Multiple headline levels, captioned figures and clearly marked breakout paragraphs break up the pages. This makes the book easy to navigate. You won’t have trouble finding the information you need in a hurry. And let’s face it, most of the time when you’re hunting for clues you are in a hurry.
A word processor…
Apple Pages 5 is often described as a word processor. It does that job well.
Pages is also a page layout programme. It does that job better.
On one level Pages 5 is easy to use. You don’t need much help getting started. Just type and characters, then words appear on screen.
Layout is trickier, but with trial and error you’ll get up to speed in no time.

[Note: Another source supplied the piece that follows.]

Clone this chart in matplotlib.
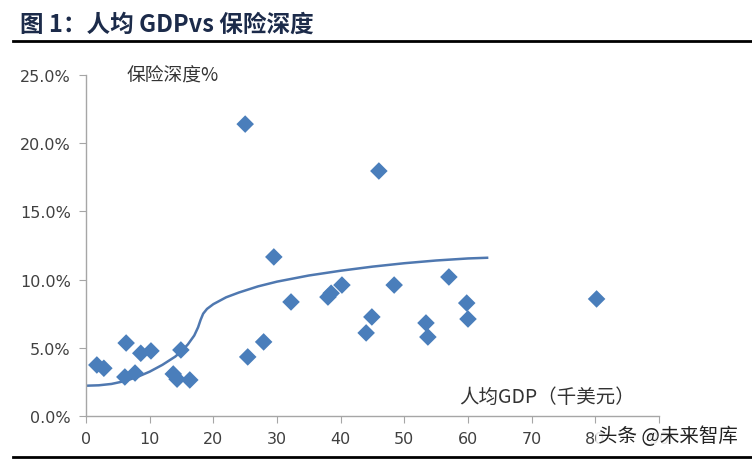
import matplotlib.pyplot as plt
from matplotlib.ticker import FuncFormatter

plt.rcParams['font.family'] = ['Noto Sans CJK SC', 'DejaVu Sans']

# Data: per-capita GDP (thousand USD) vs insurance depth (%)
gdp = [1.7, 2.8, 6.3, 6.1, 7.7, 8.6, 10.2, 13.7, 14.3, 14.9, 16.3,
       25.0, 25.4, 27.9, 29.5, 32.2, 38.0, 38.5, 40.2, 44.0, 44.9,
       46.0, 48.4, 53.4, 53.7, 57.0, 59.8, 60.0, 80.2]
depth = [3.74, 3.5, 5.35, 2.86, 3.15, 4.6, 4.77, 3.08, 2.7, 4.84, 2.64,
         21.4, 4.33, 5.43, 11.66, 8.36, 8.72, 9.0, 9.6, 6.09, 7.26,
         17.96, 9.6, 6.82, 5.79, 10.19, 8.28, 7.11, 8.58]

# Fitted trend curve
trend_x = [0, 2, 4, 6, 8, 10, 12, 14, 15, 16, 17, 17.6, 18.0, 18.4, 19, 20,
           22, 24, 27, 30, 35, 40, 45, 50, 55, 60, 63]
trend_y = [2.22, 2.25, 2.35, 2.55, 2.85, 3.25, 3.75, 4.35, 4.75, 5.25, 5.9,
           6.5, 7.05, 7.5, 7.85, 8.2, 8.7, 9.05, 9.5, 9.85, 10.3, 10.65,
           10.95, 11.2, 11.4, 11.55, 11.6]

xticks = [0, 10, 20, 30, 40, 50, 60, 70, 80, 90]
yticks = [0, 5, 10, 15, 20, 25]

fig = plt.figure(figsize=(7.52, 4.6), dpi=100)
ax = fig.add_axes([0.1144, 0.0935, 0.7619, 0.7413])

blue = '#4A7EBB'
ax.plot(trend_x, trend_y, color='#4F78B0', lw=1.8, zorder=2)
ax.scatter(gdp, depth, marker='D', s=80, color=blue, edgecolors='none', zorder=3)

ax.set_xlim(0, 90)
ax.set_ylim(0, 25)
ax.set_xticks(xticks)
ax.set_yticks(yticks)
ax.yaxis.set_major_formatter(FuncFormatter(lambda v, p: f'{v:.1f}%'))

for s in ['top', 'right']:
    ax.spines[s].set_visible(False)
for s in ['left', 'bottom']:
    ax.spines[s].set_color('#A6A6A6')
    ax.spines[s].set_linewidth(1.0)
ax.tick_params(axis='both', direction='out', length=5, color='#A6A6A6',
               labelsize=11.5, labelcolor='#404040', pad=6)
for lab in ax.get_xticklabels() + ax.get_yticklabels():
    lab.set_family(['DejaVu Sans'])

ax.text(0.0716, 1.0, '保险深度%', transform=ax.transAxes, fontsize=13.5,
        color='#333333', va='center', ha='left')
ax.text(0.652, 0.057, '人均GDP（千美元）', transform=ax.transAxes, fontsize=14,
        color='#333333', va='center', ha='left')

# title and rules
fig.text(0.027, 0.947, '图 1：人均 GDPvs 保险深度', fontsize=17, fontweight='bold',
         color='#1C2B4A', va='center', ha='left')
fig.add_artist(plt.Line2D([0.017, 1.0], [0.908, 0.908], color='black', lw=2))
fig.add_artist(plt.Line2D([0.017, 1.0], [0.004, 0.004], color='black', lw=2))

# watermark
fig.text(0.795, 0.05, '头条 @未来智库', fontsize=14, color='#222222',
         va='center', ha='left',
         bbox=dict(boxstyle='square,pad=0.1', fc='white', ec='none', alpha=0.85))

fig.savefig('out.png', dpi=100)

Pages suits most people from beginners to expert users.
Beyond word processing
But there’s more to Pages than basic word processing and layout. Hell, there’s more to Pages than just the Mac or iPad or iPhone or whatever device you first used it on.
Pages lies at the heart of Apple’s productivity offering. The same programme works on Apple computers, tablets and smartphones. If you’re away from Apple kit there’s also a web version: iCloud Pages.
The nuances of what that means in practice and how you can benefit from cross-device integration isn’t immediately obvious. Nor is it obvious how to use the software this way.
And that’s where Cohen’s book scores. It’s the only book on word processing I’ve seen that covers writing on computers, smartphones, tablets and in web browsers. More to the point the book covers working across all four versions of the software. Cohen also deals with Apple Continuity, which can be tricky to use at times.
Likewise moving to Pages 5 after using, say, Microsoft Word or even an earlier version of Pages is no walk in the park. Take Control of Pages is a good investment for someone coming from another word processor facing a new user interface.
TidBits Publishing has made good use of the eBook format. There are PDF, EPub and Mobipocket versions which means you can read the book on almost anything. If, say, you download the book to a Mac, you can also read it on an iPad or iPhone. The publisher also promises readers will get updates if they become necessary.